Euripides was born in Athens about 480 BC, and lived there until moving to Macedon late in life where he died in 406 BC. He is said to have been a school fellow of Socrates, and was the third of the great Athenian tragedians.

Aristophanes ridiculed him and he won few prizes at drama festivals, perhaps because he questioned religious beliefs, but he was revered by Roman and Renaissance writers.

Gilbert Murray (1866-1957) was an Australian born Professor of Greek at Oxford and Glasgow Universities, and translated almost all the canon of classical Athenian drama into verse.

The Trojan Women takes place over a few hours after the sack of Troy by the Greeks. There is very little plot or action; the murder of Hecuba's infant grandson takes place off stage. Neither is there much character development apart from Talthybius developing enough sympathy for the Trojan Women to regret that he is party to their suffering. The play is instead a harrowing account of the suffering experienced by civilians in war, and the inability or unwillingness of the gods to protect them.

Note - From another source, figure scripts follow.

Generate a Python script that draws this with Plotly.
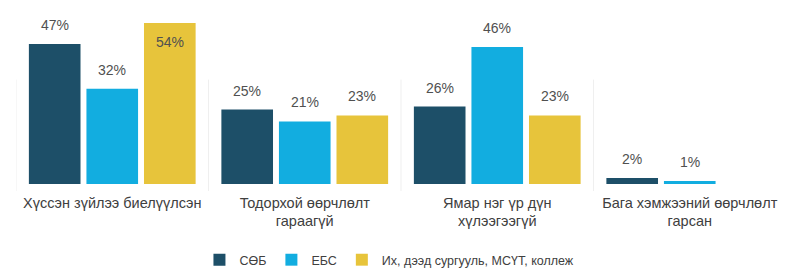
import plotly.graph_objects as go

categories = ["Хүссэн зүйлээ биелүүлсэн", "Тодорхой өөрчлөлт<br>гараагүй",
              "Ямар нэг үр дүн<br>хүлээгээгүй", "Бага хэмжээний өөрчлөлт<br>гарсан"]
series_names = ["СӨБ", "ЕБС", "Их, дээд сургууль, МСҮТ, коллеж"]
sob = [47, 25, 26, 2]
ebs = [32, 21, 46, 1]
ikh = [54, 23, 23, None]
colors = ["#1d4f68", "#12ade0", "#e7c43b"]

# page body has an 8px default margin, so the figure is a little smaller
L, R, T, B = 8, 0, 2, 87
W, H = 778, 263
BARGAP = 0.103
GROUPGAP = 0.103
YMAX = 58.4

fig = go.Figure()
all_vals = [sob, ebs, ikh]
for name, vals, col in zip(series_names, all_vals, colors):
    fig.add_trace(go.Bar(x=categories, y=vals, name=name, marker_color=col,
                         marker_line_width=0, hoverinfo="skip"))

plot_w = W - L - R
slot = plot_w / len(categories) * (1 - BARGAP) / 3
annotations = []
for si, vals in enumerate(all_vals):
    for ci, v in enumerate(vals):
        if v is None:
            continue
        inside = v >= 50
        annotations.append(dict(
            x=categories[ci], y=v, text=f"{v}%", showarrow=False,
            xshift=(si - 1) * slot, yshift=-19 if inside else 19,
            yanchor="middle", xanchor="center",
            font=dict(size=14, color="#505050", family="Liberation Sans, Arial, sans-serif")))

shapes = []
for k in range(len(categories)):
    shapes.append(dict(type="line", xref="x", yref="paper", x0=k - 0.5, x1=k - 0.5,
                       y0=-0.04, y1=0.6, line=dict(color="#efefef", width=1)))

fig.update_layout(
    width=W, height=H,
    margin=dict(l=L, r=R, t=T, b=B, autoexpand=False),
    barmode="group", bargap=BARGAP, bargroupgap=GROUPGAP,
    plot_bgcolor="white", paper_bgcolor="white",
    font=dict(family="Liberation Sans, Arial, sans-serif", size=12, color="#404040"),
    xaxis=dict(showgrid=False, showline=False, ticks="", tickfont=dict(size=14.5, color="#404040"),
               range=[-0.5, 3.5], automargin=False, ticklabelstandoff=8),
    yaxis=dict(visible=False, range=[0, YMAX], showgrid=False, zeroline=False),
    legend=dict(orientation="h", x=0.485, xanchor="center", y=-0.437, yanchor="middle",
                font=dict(size=12.5, color="#404040"), itemwidth=30, traceorder="normal"),
    annotations=annotations, shapes=shapes,
    showlegend=True,
)

fig.write_html("out.html")
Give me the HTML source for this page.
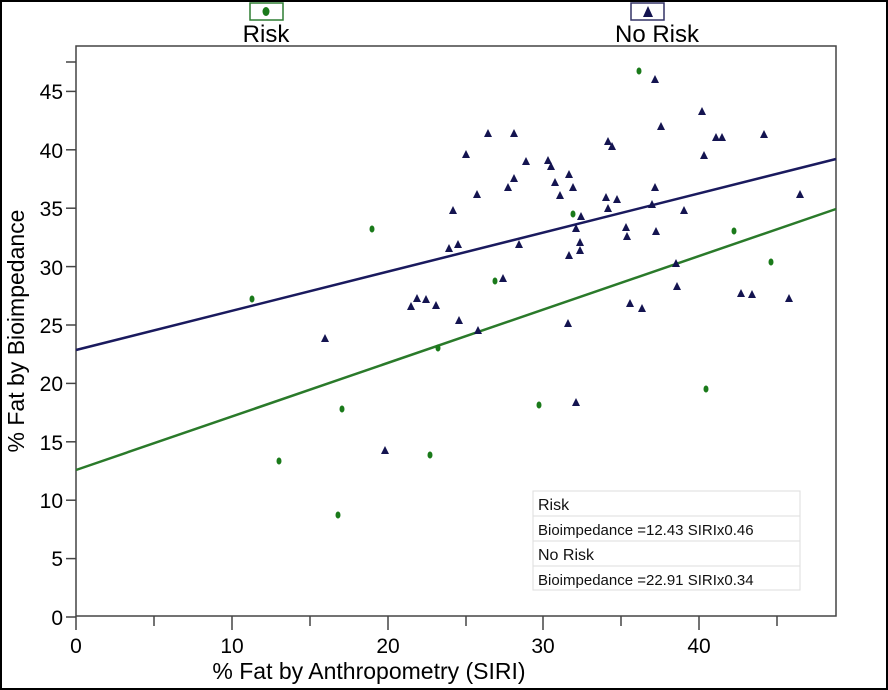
<!DOCTYPE html>
<html><head><meta charset="utf-8"><style>
html,body{margin:0;padding:0;background:#fff;}
svg{display:block;}
text{font-family:"Liberation Sans",sans-serif;}
</style></head><body>
<svg width="888" height="690" viewBox="0 0 888 690" xmlns="http://www.w3.org/2000/svg">
<rect x="1" y="1" width="886" height="688" fill="#fff" stroke="#000" stroke-width="2"/>
<rect x="250" y="3" width="33" height="17" fill="#fff" stroke="#2e7d32" stroke-width="1.5"/>
<ellipse cx="266" cy="11.5" rx="3.5" ry="4.5" fill="#1a7a1a"/>
<rect x="631" y="3" width="33" height="17" fill="#fff" stroke="#333366" stroke-width="1.5"/>
<polygon points="648,6 643,17 653,17" fill="#141450"/>
<text x="266" y="42" font-size="24" text-anchor="middle" fill="#000">Risk</text>
<text x="657" y="42" font-size="24" text-anchor="middle" fill="#000">No Risk</text>
<rect x="76" y="46" width="760" height="570" fill="#fff" stroke="#444" stroke-width="1.5"/>
<g stroke="#444" stroke-width="1.5">
<line x1="66" y1="617" x2="76" y2="617"/><line x1="66" y1="558.6" x2="76" y2="558.6"/><line x1="66" y1="500.2" x2="76" y2="500.2"/><line x1="66" y1="441.8" x2="76" y2="441.8"/><line x1="66" y1="383.4" x2="76" y2="383.4"/><line x1="66" y1="325" x2="76" y2="325"/><line x1="66" y1="266.6" x2="76" y2="266.6"/><line x1="66" y1="208.2" x2="76" y2="208.2"/><line x1="66" y1="149.8" x2="76" y2="149.8"/><line x1="66" y1="91.4" x2="76" y2="91.4"/><line x1="66" y1="62" x2="76" y2="62"/>
<line x1="76" y1="616" x2="76" y2="630"/><line x1="154" y1="616" x2="154" y2="626"/><line x1="232" y1="616" x2="232" y2="630"/><line x1="310" y1="616" x2="310" y2="626"/><line x1="388" y1="616" x2="388" y2="630"/><line x1="466" y1="616" x2="466" y2="626"/><line x1="543" y1="616" x2="543" y2="630"/><line x1="621" y1="616" x2="621" y2="626"/><line x1="699" y1="616" x2="699" y2="630"/><line x1="777" y1="616" x2="777" y2="626"/>
</g>
<g font-size="21" fill="#000" text-anchor="end">
<text x="63" y="625">0</text><text x="63" y="566">5</text><text x="63" y="508">10</text><text x="63" y="450">15</text><text x="63" y="391">20</text><text x="63" y="333">25</text><text x="63" y="275">30</text><text x="63" y="216">35</text><text x="63" y="158">40</text><text x="63" y="99">45</text>
</g>
<g font-size="21" fill="#000" text-anchor="middle">
<text x="76" y="653">0</text><text x="232" y="653">10</text><text x="388" y="653">20</text><text x="543" y="653">30</text><text x="699" y="653">40</text>
</g>
<text x="369" y="679" font-size="23" text-anchor="middle">% Fat by Anthropometry (SIRI)</text>
<text transform="translate(24,331) rotate(-90)" font-size="23" text-anchor="middle">% Fat by Bioimpedance</text>
<line x1="76" y1="350" x2="836" y2="159" stroke="#1a1a5e" stroke-width="2.5"/>
<line x1="76" y1="470" x2="836" y2="209" stroke="#2a7a2a" stroke-width="2.5"/>
<g fill="#141450">
<polygon points="325,334 321,342 329,342"/><polygon points="411,302 407,310 415,310"/><polygon points="417,294 413,302 421,302"/><polygon points="426,295 422,303 430,303"/><polygon points="436,301 432,309 440,309"/><polygon points="449,244 445,252 453,252"/><polygon points="458,240 454,248 462,248"/><polygon points="453,206 449,214 457,214"/><polygon points="459,316 455,324 463,324"/><polygon points="466,150 462,158 470,158"/><polygon points="477,190 473,198 481,198"/><polygon points="478,326 474,334 482,334"/><polygon points="488,129 484,137 492,137"/><polygon points="503,274 499,282 507,282"/><polygon points="508,183 504,191 512,191"/><polygon points="514,174 510,182 518,182"/><polygon points="519,240 515,248 523,248"/><polygon points="526,157 522,165 530,165"/><polygon points="514,129 510,137 518,137"/><polygon points="548,156 544,164 552,164"/><polygon points="551,162 547,170 555,170"/><polygon points="555,178 551,186 559,186"/><polygon points="560,191 556,199 564,199"/><polygon points="569,170 565,178 573,178"/><polygon points="569,251 565,259 573,259"/><polygon points="573,183 569,191 577,191"/><polygon points="576,224 572,232 580,232"/><polygon points="580,246 576,254 584,254"/><polygon points="580,238 576,246 584,246"/><polygon points="581,212 577,220 585,220"/><polygon points="568,319 564,327 572,327"/><polygon points="576,398 572,406 580,406"/><polygon points="608,137 604,145 612,145"/><polygon points="612,142 608,150 616,150"/><polygon points="606,193 602,201 610,201"/><polygon points="608,204 604,212 612,212"/><polygon points="617,195 613,203 621,203"/><polygon points="626,223 622,231 630,231"/><polygon points="627,232 623,240 631,240"/><polygon points="630,299 626,307 634,307"/><polygon points="642,304 638,312 646,312"/><polygon points="652,200 648,208 656,208"/><polygon points="655,75 651,83 659,83"/><polygon points="655,183 651,191 659,191"/><polygon points="656,227 652,235 660,235"/><polygon points="661,122 657,130 665,130"/><polygon points="676,259 672,267 680,267"/><polygon points="684,206 680,214 688,214"/><polygon points="677,282 673,290 681,290"/><polygon points="702,107 698,115 706,115"/><polygon points="704,151 700,159 708,159"/><polygon points="716,133 712,141 720,141"/><polygon points="722,133 718,141 726,141"/><polygon points="741,289 737,297 745,297"/><polygon points="752,290 748,298 756,298"/><polygon points="764,130 760,138 768,138"/><polygon points="789,294 785,302 793,302"/><polygon points="800,190 796,198 804,198"/><polygon points="385,446 381,454 389,454"/>
</g>
<g fill="#1a7a1a">
<ellipse cx="252" cy="299" rx="2.5" ry="3.5"/><ellipse cx="279" cy="461" rx="2.5" ry="3.5"/><ellipse cx="342" cy="409" rx="2.5" ry="3.5"/><ellipse cx="338" cy="515" rx="2.5" ry="3.5"/><ellipse cx="372" cy="229" rx="2.5" ry="3.5"/><ellipse cx="438" cy="348" rx="2.5" ry="3.5"/><ellipse cx="430" cy="455" rx="2.5" ry="3.5"/><ellipse cx="495" cy="281" rx="2.5" ry="3.5"/><ellipse cx="539" cy="405" rx="2.5" ry="3.5"/><ellipse cx="573" cy="214" rx="2.5" ry="3.5"/><ellipse cx="639" cy="71" rx="2.5" ry="3.5"/><ellipse cx="706" cy="389" rx="2.5" ry="3.5"/><ellipse cx="734" cy="231" rx="2.5" ry="3.5"/><ellipse cx="771" cy="262" rx="2.5" ry="3.5"/>
</g>
<g stroke="#ddd" stroke-width="1" fill="#fff">
<rect x="533" y="491" width="267" height="99"/>
<line x1="533" y1="516" x2="800" y2="516"/><line x1="533" y1="541" x2="800" y2="541"/><line x1="533" y1="566" x2="800" y2="566"/>
</g>
<g fill="#111">
<text x="538" y="510" font-size="16">Risk</text>
<text x="538" y="535" font-size="15">Bioimpedance =12.43 SIRIx0.46</text>
<text x="538" y="560" font-size="16">No Risk</text>
<text x="538" y="585" font-size="15">Bioimpedance =22.91 SIRIx0.34</text>
</g>
</svg>
</body></html>
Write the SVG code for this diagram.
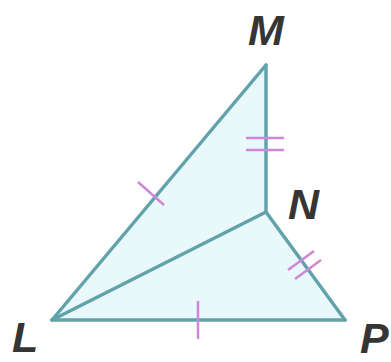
<svg xmlns="http://www.w3.org/2000/svg" width="391" height="362" viewBox="0 0 391 362">
<style>
.edge{stroke:#62a3ab;stroke-width:3.5;fill:none;stroke-linejoin:round;stroke-linecap:round}
.tick{stroke:#cf86d6;stroke-width:2.5;fill:none}
.lbl{font-family:"Liberation Sans",Arial,sans-serif;font-weight:bold;font-style:italic;font-size:43px;fill:#353535}
</style>
<rect width="391" height="362" fill="#ffffff"/>
<g id="triangle-fill">
<polygon points="52,320 266,65 266,212 345,320" fill="#e9f9fb"/>
</g>
<g id="connectors">
<line class="edge" x1="52" y1="320" x2="266" y2="65"/>
<line class="edge" x1="266" y1="65" x2="266" y2="212"/>
<line class="edge" x1="266" y1="212" x2="345" y2="320"/>
<line class="edge" x1="345" y1="320" x2="52" y2="320"/>
<line class="edge" x1="52" y1="320" x2="266" y2="212"/>
</g>
<g id="ticks">
<line class="tick" x1="138" y1="182" x2="164" y2="205"/>
<line class="tick" x1="198" y1="301" x2="198" y2="339"/>
<line class="tick" x1="246" y1="138" x2="284" y2="138"/>
<line class="tick" x1="246" y1="150" x2="284" y2="150"/>
<line class="tick" x1="288" y1="270" x2="314" y2="251"/>
<line class="tick" x1="295" y1="279" x2="321" y2="260"/>
</g>
<g id="node-M"><text class="lbl" x="248" y="45">M</text></g>
<g id="node-N"><text class="lbl" x="288" y="219">N</text></g>
<g id="node-L"><text class="lbl" x="12" y="352">L</text></g>
<g id="node-P"><text class="lbl" x="360" y="353">P</text></g>
</svg>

The source text for The Trojan Women was the Project Gutenberg pg10096.html rendition of the 1915 Oxford University Press edition, checked against a pdf from the Internet Archive. I have retained the original foreword, the Introductory Note, the Explanatory Notes (as end notes) and the stage directions, but have omitted the references to print page numbers and strophe markings. I have silently corrected typos, curled quotes, and made minor changes to spelling and punctuation.